As promessas de vida eterna que encontramos nas Escrituras Sagradas serão totalmente cumpridas, como se ainda estivéssemos no Éden quando voltarmos para junto do autor da vida. Enquanto estivermos fora desse ambiente, em um mundo que luta para viver sem Deus, estamos sujeitos ao que nossos pais nos legaram: o que aprendemos na escola: entropia. Viver é um ato de nega-entropia.

A energia que usamos para lutar contra a entropia é extraída daquilo com que nos alimentamos e por uma série de reações com o meio ambiente e com o que fazemos (ar, luz, movimentos, etc...), que eu não tenho competência para explicar, essa energia mantêm nossa “máquina” funcionando. Máquina através da qual nossa alma se manifesta e com a qual interage. De tal modo que a afeta (“aformoseia o rosto” Pv 15.13) e é afetada.

Quando, por algum motivo, nosso corpo sofre alguma disfunção buscamos corrigir. Paulo recomenda a Timóteo que faça uso regular de um pouco de vinho devido a seus problemas estomacais (1Tm 5.23), e é documentado que os judeus de então se valiam de azeitonas como laxante, ou de melissa como calmante.

Jesus curou doenças para provar que era Deus. Não foi limitado por coisa alguma. Curou quem quis, quando quis e como quis. Curou mediante o pedido dos pais ou de um patrão. Exortou um pai a manter a fé enquanto dirigia-se a sua casa onde ressuscitou-lhe a filha. Interrompeu um cortejo fúnebre de samaritanos para devolver vivo o filho de uma viúva e chamou para fora do sepulcro um morto já em estado de putrefação.

Autorizou a seus apóstolos a fazerem o mesmo para que a mensagem deles fosse credenciada. Mas observe, que eles sofreram sérias limitações: Paulo deixou Trófimo doente em Mileto (Tm 4.20), nem acalmou a tempestade que os afligiu por dias em sua viagem à Roma (aliás é interessante observar que apenas o Senhor fez milagres sobre a natureza).

Entretanto para convencer que possuíam as palavras de Deus, os lobos sempre se apresentaram com poder de cura. Esse fenômeno não é novo. Os curandeiros não surgiram com o movimento pentecostal. Ele é tão velho quanto o surgimento do poderio centralizador da Igreja de Roma, que alega ter feito curas com o auxílio dos pregos da cruz e até pedaços dela; dos ossos dos muitos mártires, santos e profetas; de frascos com leite da mãe de Jesus, etc. Seus centros milagrosos não estão apenas em países atrasados do terceiro mundo como Aparecida no Brasil, eles estão também em Lourdes na França, Fátima em Portugal e nem é preciso falar da Itália.
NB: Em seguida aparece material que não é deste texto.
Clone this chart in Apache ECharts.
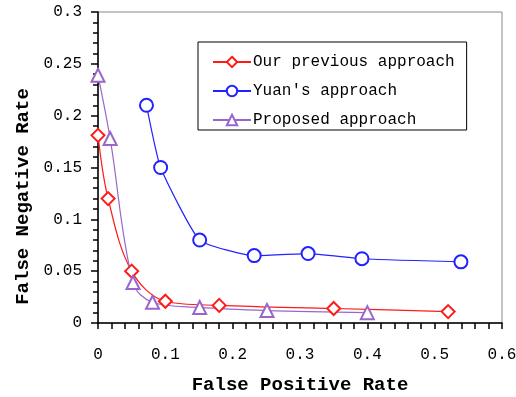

Hoje os estudiosos estão divididos sobre a realidade dos milagres feitos pelos vários tipos de milagreiros. Mas não vou entrar nesse tema, continuo aguardando a cura de uma criança com paralisia infantil, ou de um cego de nascença, ou de um poli traumatizado por um acidente de carro. Gostaria muito de ver alguém esvaziar um CTI.

Em nenhuma das vezes que fui a uma farmácia comprar um analgésico o farmacêutico me recomendou que o tomasse “com muita fé”. Independentemente do que eu faça 30 gotas daquele analgésico são suficientes para sanar minha dor de cabeça. Não são assim os lobos. Eles dizem: “Receba a cura. Tome posse pela fé”. Se ela não ocorrer, respondem: “Você não teve fé”.

Eles não podem dizer como Pedro: “Não possuo nem prata nem ouro, mas O QUE TENHO, isso TE DOU: em nome de Jesus Cristo, o Nazareno, anda!” (At 3.6). Mas eles tem essa certeza: o homem fará qualquer coisa pela sua vida. Essa é a oportunidade que eles esperam.